# What needs to be done
Below is some material; set it all down exactly, apart from the pictures.
** START OF Supplied material **
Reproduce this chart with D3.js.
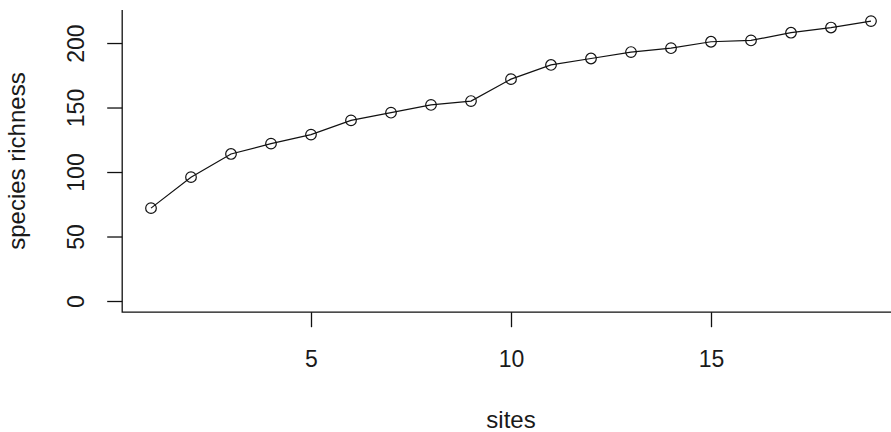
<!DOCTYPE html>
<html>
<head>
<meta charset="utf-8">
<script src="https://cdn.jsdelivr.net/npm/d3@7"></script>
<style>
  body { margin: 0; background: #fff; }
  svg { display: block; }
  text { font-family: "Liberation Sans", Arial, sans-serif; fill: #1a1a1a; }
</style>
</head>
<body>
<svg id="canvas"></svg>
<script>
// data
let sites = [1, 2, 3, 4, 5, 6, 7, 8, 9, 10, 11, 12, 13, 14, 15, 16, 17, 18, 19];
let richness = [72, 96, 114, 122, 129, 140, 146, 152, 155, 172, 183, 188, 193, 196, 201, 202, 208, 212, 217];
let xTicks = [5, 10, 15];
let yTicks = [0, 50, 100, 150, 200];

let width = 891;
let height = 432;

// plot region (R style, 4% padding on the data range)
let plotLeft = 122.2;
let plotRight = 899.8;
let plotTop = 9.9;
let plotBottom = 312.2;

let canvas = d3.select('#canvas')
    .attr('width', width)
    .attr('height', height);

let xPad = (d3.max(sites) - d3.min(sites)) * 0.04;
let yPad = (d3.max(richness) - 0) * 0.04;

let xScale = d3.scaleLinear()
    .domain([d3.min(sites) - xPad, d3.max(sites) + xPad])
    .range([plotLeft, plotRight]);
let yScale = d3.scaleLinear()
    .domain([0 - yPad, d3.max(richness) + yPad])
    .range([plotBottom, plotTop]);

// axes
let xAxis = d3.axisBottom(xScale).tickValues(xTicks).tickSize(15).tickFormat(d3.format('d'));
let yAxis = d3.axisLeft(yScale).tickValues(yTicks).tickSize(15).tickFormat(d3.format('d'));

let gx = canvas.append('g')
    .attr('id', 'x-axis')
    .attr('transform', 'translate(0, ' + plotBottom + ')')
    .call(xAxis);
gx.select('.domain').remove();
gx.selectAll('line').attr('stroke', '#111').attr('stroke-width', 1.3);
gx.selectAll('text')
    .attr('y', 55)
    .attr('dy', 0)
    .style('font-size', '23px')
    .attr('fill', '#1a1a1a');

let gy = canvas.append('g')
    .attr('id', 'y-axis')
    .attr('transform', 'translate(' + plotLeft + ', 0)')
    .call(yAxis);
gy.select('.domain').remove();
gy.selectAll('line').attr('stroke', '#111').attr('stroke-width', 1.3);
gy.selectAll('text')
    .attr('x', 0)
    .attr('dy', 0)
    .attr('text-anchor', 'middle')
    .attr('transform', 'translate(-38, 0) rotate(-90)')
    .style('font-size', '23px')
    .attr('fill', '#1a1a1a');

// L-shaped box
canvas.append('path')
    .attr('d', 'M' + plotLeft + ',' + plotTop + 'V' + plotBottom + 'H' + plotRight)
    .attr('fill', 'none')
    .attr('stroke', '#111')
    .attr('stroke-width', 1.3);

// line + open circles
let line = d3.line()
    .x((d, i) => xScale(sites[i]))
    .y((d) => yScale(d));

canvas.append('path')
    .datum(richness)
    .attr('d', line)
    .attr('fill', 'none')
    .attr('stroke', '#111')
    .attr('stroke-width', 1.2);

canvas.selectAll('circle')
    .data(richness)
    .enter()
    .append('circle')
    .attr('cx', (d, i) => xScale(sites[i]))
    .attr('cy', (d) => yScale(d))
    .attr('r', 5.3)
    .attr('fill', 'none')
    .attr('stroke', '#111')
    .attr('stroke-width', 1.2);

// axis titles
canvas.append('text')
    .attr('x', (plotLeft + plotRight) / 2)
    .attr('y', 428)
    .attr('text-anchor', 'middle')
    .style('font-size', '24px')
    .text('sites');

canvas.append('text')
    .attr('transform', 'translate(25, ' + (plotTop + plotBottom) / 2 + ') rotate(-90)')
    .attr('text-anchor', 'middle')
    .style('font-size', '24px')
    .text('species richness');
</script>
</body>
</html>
** END OF Supplied material **
# Task response
Reproduce this chart with D3.js.
<!DOCTYPE html>
<html>
<head>
<meta charset="utf-8">
<script src="https://cdn.jsdelivr.net/npm/d3@7"></script>
<style>
  body { margin: 0; background: #fff; }
  svg { display: block; }
  text { font-family: "Liberation Sans", Arial, sans-serif; fill: #1a1a1a; }
</style>
</head>
<body>
<svg id="canvas"></svg>
<script>
// data
let sites = [1, 2, 3, 4, 5, 6, 7, 8, 9, 10, 11, 12, 13, 14, 15, 16, 17, 18, 19];
let richness = [72, 96, 114, 122, 129, 140, 146, 152, 155, 172, 183, 188, 193, 196, 201, 202, 208, 212, 217];
let xTicks = [5, 10, 15];
let yTicks = [0, 50, 100, 150, 200];

let width = 891;
let height = 432;

// plot region (R style, 4% padding on the data range)
let plotLeft = 122.2;
let plotRight = 899.8;
let plotTop = 9.9;
let plotBottom = 312.2;

let canvas = d3.select('#canvas')
    .attr('width', width)
    .attr('height', height);

let xPad = (d3.max(sites) - d3.min(sites)) * 0.04;
let yPad = (d3.max(richness) - 0) * 0.04;

let xScale = d3.scaleLinear()
    .domain([d3.min(sites) - xPad, d3.max(sites) + xPad])
    .range([plotLeft, plotRight]);
let yScale = d3.scaleLinear()
    .domain([0 - yPad, d3.max(richness) + yPad])
    .range([plotBottom, plotTop]);

// axes
let xAxis = d3.axisBottom(xScale).tickValues(xTicks).tickSize(15).tickFormat(d3.format('d'));
let yAxis = d3.axisLeft(yScale).tickValues(yTicks).tickSize(15).tickFormat(d3.format('d'));

let gx = canvas.append('g')
    .attr('id', 'x-axis')
    .attr('transform', 'translate(0, ' + plotBottom + ')')
    .call(xAxis);
gx.select('.domain').remove();
gx.selectAll('line').attr('stroke', '#111').attr('stroke-width', 1.3);
gx.selectAll('text')
    .attr('y', 55)
    .attr('dy', 0)
    .style('font-size', '23px')
    .attr('fill', '#1a1a1a');

let gy = canvas.append('g')
    .attr('id', 'y-axis')
    .attr('transform', 'translate(' + plotLeft + ', 0)')
    .call(yAxis);
gy.select('.domain').remove();
gy.selectAll('line').attr('stroke', '#111').attr('stroke-width', 1.3);
gy.selectAll('text')
    .attr('x', 0)
    .attr('dy', 0)
    .attr('text-anchor', 'middle')
    .attr('transform', 'translate(-38, 0) rotate(-90)')
    .style('font-size', '23px')
    .attr('fill', '#1a1a1a');

// L-shaped box
canvas.append('path')
    .attr('d', 'M' + plotLeft + ',' + plotTop + 'V' + plotBottom + 'H' + plotRight)
    .attr('fill', 'none')
    .attr('stroke', '#111')
    .attr('stroke-width', 1.3);

// line + open circles
let line = d3.line()
    .x((d, i) => xScale(sites[i]))
    .y((d) => yScale(d));

canvas.append('path')
    .datum(richness)
    .attr('d', line)
    .attr('fill', 'none')
    .attr('stroke', '#111')
    .attr('stroke-width', 1.2);

canvas.selectAll('circle')
    .data(richness)
    .enter()
    .append('circle')
    .attr('cx', (d, i) => xScale(sites[i]))
    .attr('cy', (d) => yScale(d))
    .attr('r', 5.3)
    .attr('fill', 'none')
    .attr('stroke', '#111')
    .attr('stroke-width', 1.2);

// axis titles
canvas.append('text')
    .attr('x', (plotLeft + plotRight) / 2)
    .attr('y', 428)
    .attr('text-anchor', 'middle')
    .style('font-size', '24px')
    .text('sites');

canvas.append('text')
    .attr('transform', 'translate(25, ' + (plotTop + plotBottom) / 2 + ') rotate(-90)')
    .attr('text-anchor', 'middle')
    .style('font-size', '24px')
    .text('species richness');
</script>
</body>
</html>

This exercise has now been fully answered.